- Material provided:
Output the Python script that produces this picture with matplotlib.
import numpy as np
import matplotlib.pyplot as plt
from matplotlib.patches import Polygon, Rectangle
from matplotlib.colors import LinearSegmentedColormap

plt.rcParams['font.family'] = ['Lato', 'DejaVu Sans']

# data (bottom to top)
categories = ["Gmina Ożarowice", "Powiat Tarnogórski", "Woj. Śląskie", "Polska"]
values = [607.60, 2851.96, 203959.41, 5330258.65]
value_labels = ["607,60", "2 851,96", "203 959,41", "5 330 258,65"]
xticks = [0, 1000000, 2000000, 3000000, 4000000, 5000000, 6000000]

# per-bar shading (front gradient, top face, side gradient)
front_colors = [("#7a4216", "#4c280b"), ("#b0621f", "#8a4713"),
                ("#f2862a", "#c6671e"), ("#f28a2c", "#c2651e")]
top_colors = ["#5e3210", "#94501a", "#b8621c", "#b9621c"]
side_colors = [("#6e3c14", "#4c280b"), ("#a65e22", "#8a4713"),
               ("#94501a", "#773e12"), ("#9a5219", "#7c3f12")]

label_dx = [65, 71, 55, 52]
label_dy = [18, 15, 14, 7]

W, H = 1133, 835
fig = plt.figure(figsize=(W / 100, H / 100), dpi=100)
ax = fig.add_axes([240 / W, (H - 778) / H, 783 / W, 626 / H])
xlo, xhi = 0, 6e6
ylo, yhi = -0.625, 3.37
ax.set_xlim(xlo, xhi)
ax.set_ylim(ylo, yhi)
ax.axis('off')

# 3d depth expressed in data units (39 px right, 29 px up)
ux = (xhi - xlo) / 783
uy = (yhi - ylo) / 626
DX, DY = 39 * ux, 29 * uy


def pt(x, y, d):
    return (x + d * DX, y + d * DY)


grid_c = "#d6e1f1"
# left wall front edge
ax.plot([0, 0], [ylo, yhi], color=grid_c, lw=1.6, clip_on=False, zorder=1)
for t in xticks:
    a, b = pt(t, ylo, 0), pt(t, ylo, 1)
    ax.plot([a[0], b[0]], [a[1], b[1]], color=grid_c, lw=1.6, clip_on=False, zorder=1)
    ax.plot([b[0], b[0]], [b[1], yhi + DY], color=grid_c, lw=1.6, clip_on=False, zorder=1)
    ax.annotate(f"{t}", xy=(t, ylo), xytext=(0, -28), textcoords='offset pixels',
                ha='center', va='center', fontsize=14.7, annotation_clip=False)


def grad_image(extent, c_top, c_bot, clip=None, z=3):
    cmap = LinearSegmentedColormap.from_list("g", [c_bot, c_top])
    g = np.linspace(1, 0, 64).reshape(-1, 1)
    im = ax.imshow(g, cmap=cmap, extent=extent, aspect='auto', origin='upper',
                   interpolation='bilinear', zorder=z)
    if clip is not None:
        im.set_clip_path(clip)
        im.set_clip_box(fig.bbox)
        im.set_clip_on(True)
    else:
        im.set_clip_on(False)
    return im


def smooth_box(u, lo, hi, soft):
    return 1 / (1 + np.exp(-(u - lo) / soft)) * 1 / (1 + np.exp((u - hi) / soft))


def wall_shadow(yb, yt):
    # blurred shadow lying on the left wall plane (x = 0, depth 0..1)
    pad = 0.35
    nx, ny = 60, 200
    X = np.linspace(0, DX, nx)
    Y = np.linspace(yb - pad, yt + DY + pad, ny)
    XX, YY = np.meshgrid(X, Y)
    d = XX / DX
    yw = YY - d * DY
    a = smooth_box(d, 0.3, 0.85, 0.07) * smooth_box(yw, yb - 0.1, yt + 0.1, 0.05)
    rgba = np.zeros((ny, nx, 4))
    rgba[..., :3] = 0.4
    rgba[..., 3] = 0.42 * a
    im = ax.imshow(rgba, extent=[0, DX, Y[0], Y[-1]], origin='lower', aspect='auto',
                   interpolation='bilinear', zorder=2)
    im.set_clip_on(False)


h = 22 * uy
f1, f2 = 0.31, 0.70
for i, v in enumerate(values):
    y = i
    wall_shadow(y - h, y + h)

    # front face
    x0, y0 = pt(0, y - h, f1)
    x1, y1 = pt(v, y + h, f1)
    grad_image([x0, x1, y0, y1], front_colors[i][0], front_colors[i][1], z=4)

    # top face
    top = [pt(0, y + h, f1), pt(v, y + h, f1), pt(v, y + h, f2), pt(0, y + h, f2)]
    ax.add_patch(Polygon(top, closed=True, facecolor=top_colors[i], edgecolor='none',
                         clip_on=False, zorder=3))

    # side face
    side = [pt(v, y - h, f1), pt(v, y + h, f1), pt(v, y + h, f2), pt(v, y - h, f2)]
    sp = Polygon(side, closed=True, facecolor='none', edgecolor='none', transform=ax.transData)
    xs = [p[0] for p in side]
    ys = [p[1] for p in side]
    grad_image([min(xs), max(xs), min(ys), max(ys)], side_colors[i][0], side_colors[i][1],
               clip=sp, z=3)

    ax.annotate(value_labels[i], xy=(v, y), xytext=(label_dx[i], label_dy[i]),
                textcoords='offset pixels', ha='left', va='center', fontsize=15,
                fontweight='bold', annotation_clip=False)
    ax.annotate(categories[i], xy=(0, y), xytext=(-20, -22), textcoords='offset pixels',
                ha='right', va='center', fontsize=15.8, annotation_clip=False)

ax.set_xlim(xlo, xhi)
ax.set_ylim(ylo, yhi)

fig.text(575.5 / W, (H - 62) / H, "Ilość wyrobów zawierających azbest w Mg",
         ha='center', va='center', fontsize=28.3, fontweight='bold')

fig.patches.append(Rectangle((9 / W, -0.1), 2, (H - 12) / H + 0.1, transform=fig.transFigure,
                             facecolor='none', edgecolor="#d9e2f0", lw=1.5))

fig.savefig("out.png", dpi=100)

- Task details: Your answer should be exactly the lines of the data above, from the first through the line containing "4000000, 5000000, 6000000]".

- The completed task:
Output the Python script that produces this picture with matplotlib.
import numpy as np
import matplotlib.pyplot as plt
from matplotlib.patches import Polygon, Rectangle
from matplotlib.colors import LinearSegmentedColormap

plt.rcParams['font.family'] = ['Lato', 'DejaVu Sans']

# data (bottom to top)
categories = ["Gmina Ożarowice", "Powiat Tarnogórski", "Woj. Śląskie", "Polska"]
values = [607.60, 2851.96, 203959.41, 5330258.65]
value_labels = ["607,60", "2 851,96", "203 959,41", "5 330 258,65"]
xticks = [0, 1000000, 2000000, 3000000, 4000000, 5000000, 6000000]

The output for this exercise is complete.